### Stated goal
Produce nothing but an exact copy of the lines from the one containing "Reproduce this chart with Altair." through the one containing "import pandas as pd", and do not carry over pictures.
____
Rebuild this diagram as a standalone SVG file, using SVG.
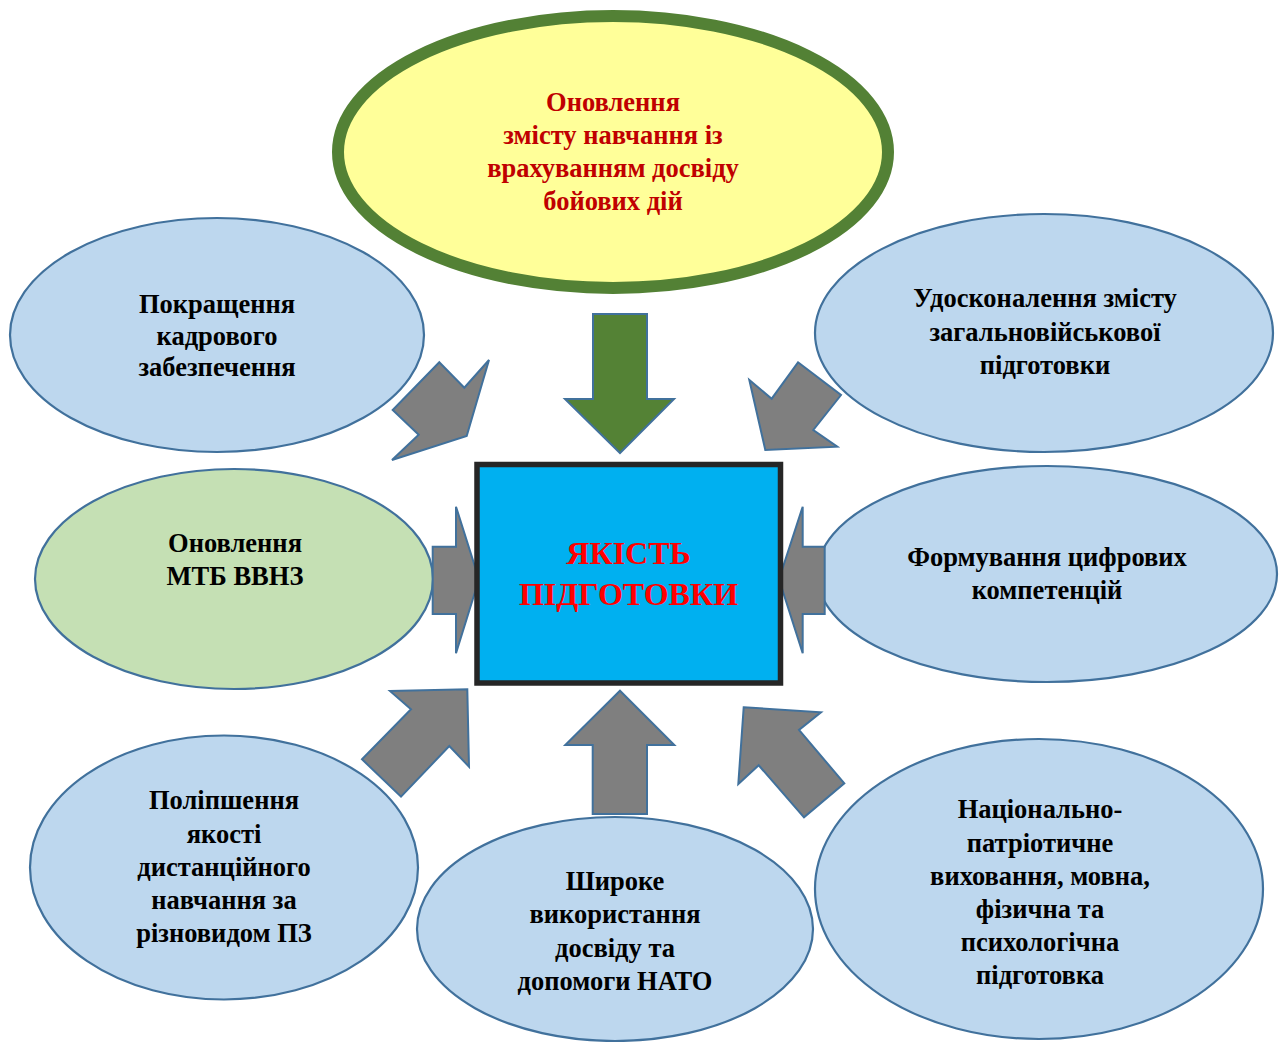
<svg xmlns="http://www.w3.org/2000/svg" width="1286" height="1042" viewBox="0 0 1286 1042">
<style>
.bg{fill:#ffffff}
.blue{fill:#BDD7EE;stroke:#41719C;stroke-width:2.2}
.green{fill:#C5E0B4;stroke:#41719C;stroke-width:2.2}
.top{fill:#FFFF99;stroke:#538135;stroke-width:12}
.arr{fill:#7F7F7F;stroke:#41719C;stroke-width:2;stroke-linejoin:miter}
.garr{fill:#548235;stroke:#41719C;stroke-width:2}
.box{fill:#00B0F0;stroke:#262626;stroke-width:5.5}
text{font-family:"Liberation Serif","Times New Roman",serif;font-weight:bold;font-size:26.5px;text-anchor:middle;fill:#000000}
.red{fill:#C00000}
.main{fill:#FF0000;font-size:32px}
</style>
<rect class="bg" x="0" y="0" width="1286" height="1042"/>

<g id="node-top">
<ellipse class="top" cx="613" cy="152" rx="275" ry="136"/>
<text class="red" x="613" y="111">Оновлення</text>
<text class="red" x="613" y="144">змісту навчання із</text>
<text class="red" x="613" y="177">врахуванням досвіду</text>
<text class="red" x="613" y="210">бойових дій</text>
</g>

<g id="node-kadry">
<ellipse class="blue" cx="217" cy="335" rx="207" ry="117"/>
<text x="217" y="313">Покращення</text>
<text x="217" y="345">кадрового</text>
<text x="217" y="376">забезпечення</text>
</g>

<g id="node-zagal">
<ellipse class="blue" cx="1044" cy="333" rx="229" ry="119"/>
<text x="1045" y="307">Удосконалення змісту</text>
<text x="1045" y="341">загальновійськової</text>
<text x="1045" y="374">підготовки</text>
</g>

<g id="node-mtb">
<ellipse class="green" cx="234" cy="579" rx="199" ry="110"/>
<text x="235" y="552">Оновлення</text>
<text x="235" y="585">МТБ ВВНЗ</text>
</g>

<g id="node-digital">
<ellipse class="blue" cx="1047" cy="574" rx="230" ry="108"/>
<text x="1047" y="566">Формування цифрових</text>
<text x="1047" y="599">компетенцій</text>
</g>

<g id="node-distance">
<ellipse class="blue" cx="224" cy="867.5" rx="194" ry="132"/>
<text x="224" y="809">Поліпшення</text>
<text x="224" y="843">якості</text>
<text x="224" y="876">дистанційного</text>
<text x="224" y="909">навчання за</text>
<text x="224" y="942">різновидом ПЗ</text>
</g>

<g id="node-nato">
<ellipse class="blue" cx="615" cy="929" rx="198" ry="112"/>
<text x="615" y="890">Широке</text>
<text x="615" y="923">використання</text>
<text x="615" y="957">досвіду та</text>
<text x="615" y="990">допомоги НАТО</text>
</g>

<g id="node-patriot">
<ellipse class="blue" cx="1039" cy="889" rx="224" ry="150"/>
<text x="1040" y="818">Національно-</text>
<text x="1040" y="852">патріотичне</text>
<text x="1040" y="885">виховання, мовна,</text>
<text x="1040" y="918">фізична та</text>
<text x="1040" y="951">психологічна</text>
<text x="1040" y="984">підготовка</text>
</g>

<g id="connectors">
<polygon class="garr" points="593,314 647,314 647,399 674,399 620,453 565,399 593,399"/>
<polygon class="arr" points="439.3,362.3 464.3,387.7 489,360 466.7,436 392,460 418.7,434.7 392.7,410"/>
<polygon class="arr" points="798,362.3 841,395 813.3,430 837.3,446.7 765.3,450 749.3,380 771.7,398.7"/>
<polygon class="arr" points="432.7,546.7 456,546.7 456,506.7 479,579.3 456,653.3 456,614 432.7,614"/>
<polygon class="arr" points="824.7,546.7 802.7,546.7 802.7,506.7 779,579.3 802.7,653.3 802.7,614 824.7,614"/>
<polygon class="arr" points="390,691 467.3,689.3 469,766.7 449.3,746 401,796.7 362,759.3 411,709.3"/>
<polygon class="arr" points="620,690.7 674.3,745 647,745 647,814 592.7,814 592.7,745 565.3,745"/>
<polygon class="arr" points="743.7,707.3 821,712.3 799,730 844.3,783.3 804,817.3 758.7,765.3 738.3,784"/>
</g>

<g id="node-center">
<rect class="box" x="477" y="464.5" width="303.5" height="218.5"/>
<text class="main" x="628.5" y="564">ЯКІСТЬ</text>
<text class="main" x="628.5" y="605">ПІДГОТОВКИ</text>
</g>
</svg>
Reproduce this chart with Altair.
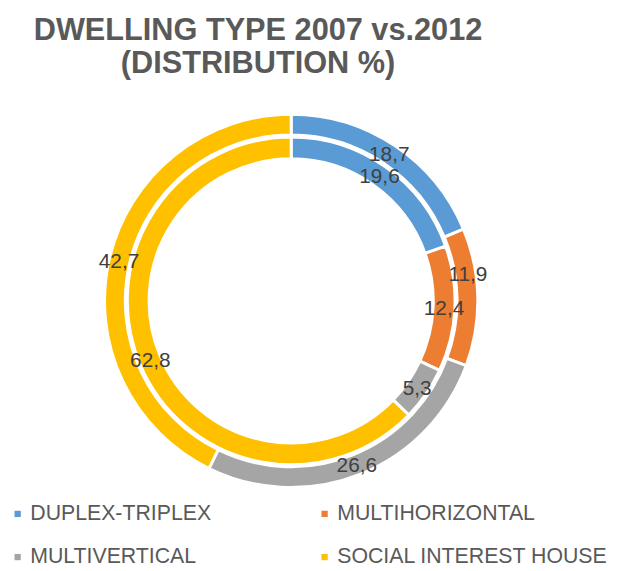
import altair as alt
import pandas as pd

categories = ["DUPLEX-TRIPLEX", "MULTIHORIZONTAL", "MULTIVERTICAL", "SOCIAL INTEREST HOUSE"]
colors = ["#5B9BD5", "#ED7D31", "#A5A5A5", "#FFC000"]
outer_values = [18.7, 11.9, 26.6, 42.7]
inner_values = [19.6, 12.4, 5.3, 62.8]
title_lines = ["DWELLING TYPE 2007 vs.2012", "(DISTRIBUTION %)"]


def frame(vals):
    return pd.DataFrame({
        "category": categories,
        "value": vals,
        "idx": list(range(len(categories))),
        "label": [f"{v:.1f}".replace(".", ",") for v in vals],
    })


outer_df = frame(outer_values)
inner_df = frame(inner_values)

CX, CY = 283, 213
FONT = "Liberation Sans"

color = alt.Color(
    "category:N",
    scale=alt.Scale(domain=categories, range=colors),
    sort=categories,
    legend=alt.Legend(
        title=None,
        orient="none",
        direction="horizontal",
        legendX=-4,
        legendY=417,
        columns=2,
        symbolType="square",
        symbolSize=40,
        symbolStrokeWidth=0,
        labelFont=FONT,
        labelFontSize=21.5,
        labelColor="#595959",
        labelLimit=400,
        labelOffset=2,
        columnPadding=103,
        rowPadding=21,
    ),
)


def ring(df, r_out, r_in, r_text, dy_expr):
    base = alt.Chart(df).encode(
        theta=alt.Theta("value:Q", stack=True),
        order=alt.Order("idx:Q"),
        x=alt.value(CX),
        y=alt.value(CY),
    )
    arc = base.mark_arc(outerRadius=r_out, innerRadius=r_in, stroke="white", strokeWidth=3).encode(color=color)
    txt = base.mark_text(
        radius=r_text, font=FONT, fontSize=21, color="#404040", dy=alt.ExprRef(dy_expr)
    ).encode(text="label:N")
    return arc, txt


oa, ot = ring(outer_df, 188.5, 167.5, 178.5, "datum.category == 'MULTIHORIZONTAL' ? -22 : 1")
ia, it = ring(inner_df, 165.5, 143.5, 154.5, "1")

chart = (
    alt.layer(oa, ia, ot, it)
    .resolve_scale(theta="independent")
    .properties(
        width=603,
        height=483,
        padding={"left": 3, "top": 80, "right": 3, "bottom": 0},
        autosize=alt.AutoSizeParams(type="none"),
        background="white",
        title=alt.TitleParams(
            text=title_lines,
            font=FONT,
            fontSize=31,
            fontWeight="bold",
            color="#595959",
            anchor="middle",
            frame="group",
            dx=-52,
            offset=10,
            lineHeight=33,
        ),
    )
    .configure_view(stroke=None)
)

chart.save("out.html", embed_options={"renderer": "svg", "actions": False})
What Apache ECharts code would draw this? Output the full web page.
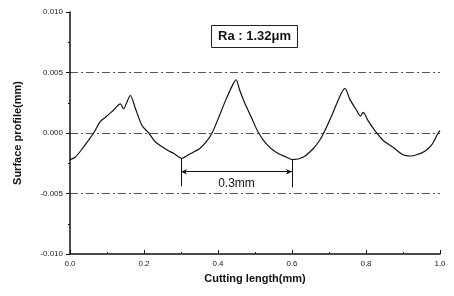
<!DOCTYPE html>
<html>
<head>
<meta charset="utf-8">
<script src="https://cdn.jsdelivr.net/npm/echarts@6/dist/echarts.min.js"></script>
<style>
  html, body { margin: 0; padding: 0; background: #fff; }
  #main { width: 454px; height: 296px; }
</style>
</head>
<body>
<div id="main"></div>
<script>
// cutting length (mm) and surface profile (mm)
var lengths = [0, 0.014, 0.037, 0.05, 0.064, 0.082, 0.096, 0.118, 0.136, 0.145, 0.153, 0.163, 0.177, 0.195,
  0.213, 0.231, 0.263, 0.281, 0.303, 0.315, 0.326, 0.35, 0.368, 0.384, 0.404, 0.422, 0.44, 0.449, 0.458,
  0.472, 0.49, 0.508, 0.53, 0.557, 0.585, 0.602, 0.63, 0.657, 0.675, 0.688, 0.711, 0.729, 0.743, 0.756,
  0.774, 0.785, 0.792, 0.806, 0.824, 0.846, 0.874, 0.9, 0.919, 0.937, 0.959, 0.977, 0.995, 1.0];
var profile = [-0.0022, -0.002, -0.00115, -0.0006, 0, 0.00096, 0.0013, 0.0019, 0.0024, 0.002, 0.0025, 0.0031,
  0.002, 0.0006, 0, -0.00074, -0.0014, -0.0017, -0.0021, -0.0019, -0.0017, -0.0013, -0.00074, 0, 0.00145,
  0.0028, 0.004, 0.0044, 0.0036, 0.0025, 0.0013, 0.0001, -0.00088, -0.0016, -0.002, -0.0022, -0.002, -0.0013,
  -0.0006, 0.00014, 0.0017, 0.003, 0.0037, 0.0028, 0.0019, 0.0014, 0.0017, 0.001, 0.0002, -0.0006, -0.0012,
  -0.0018, -0.0019, -0.0018, -0.0015, -0.001, 0, 0.0002];

var yTicks = [-0.010, -0.005, 0.000, 0.005, 0.010];
var xTicks = [0.0, 0.2, 0.4, 0.6, 0.8, 1.0];
var pitchFrom = 0.3, pitchTo = 0.6, pitchLabel = '0.3mm';
var raLabel = 'Ra : 1.32\u03bcm';

var points = lengths.map(function (x, i) { return [x, profile[i]]; });

var chart = echarts.init(document.getElementById('main'));
var font = 'Liberation Sans, Arial, sans-serif';
chart.setOption({
  animation: false,
  backgroundColor: '#fff',
  title: {
    text: raLabel,
    left: 211, top: 25,
    padding: [5, 7],
    borderWidth: 1, borderColor: '#222',
    textStyle: { fontFamily: font, fontSize: 13, fontWeight: 'bold', color: '#111' }
  },
  grid: { left: 70, right: 14, top: 12, bottom: 42 },
  xAxis: {
    type: 'value', min: 0, max: 1, interval: 0.2,
    name: 'Cutting length(mm)', nameLocation: 'middle', nameGap: 19,
    nameTextStyle: { fontFamily: font, fontSize: 11, fontWeight: 'bold', color: '#111' },
    axisLine: { onZero: false, lineStyle: { color: '#111', width: 1.5 } },
    axisTick: { inside: true, length: 4, lineStyle: { color: '#111' } },
    minorTick: { show: true, splitNumber: 2, length: 2, lineStyle: { color: '#111' } },
    axisLabel: { fontFamily: font, fontSize: 8, color: '#222', margin: 6,
      formatter: function (v) { return xTicks.indexOf(v) >= 0 ? v.toFixed(1) : ''; } },
    splitLine: { show: false }
  },
  yAxis: {
    type: 'value', min: -0.01, max: 0.01, interval: 0.005,
    name: 'Surface profile(mm)', nameLocation: 'middle', nameGap: 47,
    nameTextStyle: { fontFamily: font, fontSize: 11, fontWeight: 'bold', color: '#111' },
    axisLine: { show: true, onZero: false, lineStyle: { color: '#111', width: 1.5 } },
    axisTick: { show: true, length: 4, lineStyle: { color: '#111' } },
    minorTick: { show: true, splitNumber: 2, length: 2, lineStyle: { color: '#111' } },
    axisLabel: { fontFamily: font, fontSize: 8, color: '#222', margin: 7,
      formatter: function (v) { return yTicks.some(function (t) { return Math.abs(t - v) < 1e-9; }) ? v.toFixed(3) : ''; } },
    splitLine: { show: true, showMinLine: false, showMaxLine: false,
      lineStyle: { color: '#555', width: 1, type: [8, 3, 2, 3] } }
  },
  series: [{
    type: 'line',
    data: points,
    showSymbol: false,
    smooth: 0.3,
    lineStyle: { color: '#111', width: 1.2 },
    markLine: {
      silent: true,
      symbol: 'none',
      label: { show: false },
      lineStyle: { color: '#111', width: 1, type: 'solid' },
      data: [
        [{ coord: [pitchFrom, -0.0021] }, { coord: [pitchFrom, -0.0044] }],
        [{ coord: [pitchTo, -0.0022] }, { coord: [pitchTo, -0.0045] }],
        [{ coord: [pitchFrom, -0.0032], symbol: 'arrow', symbolSize: [4, 6], symbolRotate: 90 },
         { coord: [pitchTo, -0.0032], symbol: 'arrow', symbolSize: [4, 6], symbolRotate: -90 }]
      ]
    },
    markPoint: {
      silent: true,
      symbol: 'circle',
      symbolSize: 1,
      itemStyle: { color: 'rgba(0,0,0,0)' },
      label: { show: true, position: 'inside', formatter: pitchLabel, fontFamily: font, fontSize: 12, color: '#111' },
      data: [{ coord: [(pitchFrom + pitchTo) / 2, -0.0042] }]
    }
  }]
});
</script>
</body>
</html>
____
### Result for this exercise
Reproduce this chart with Altair.
import altair as alt
import pandas as pd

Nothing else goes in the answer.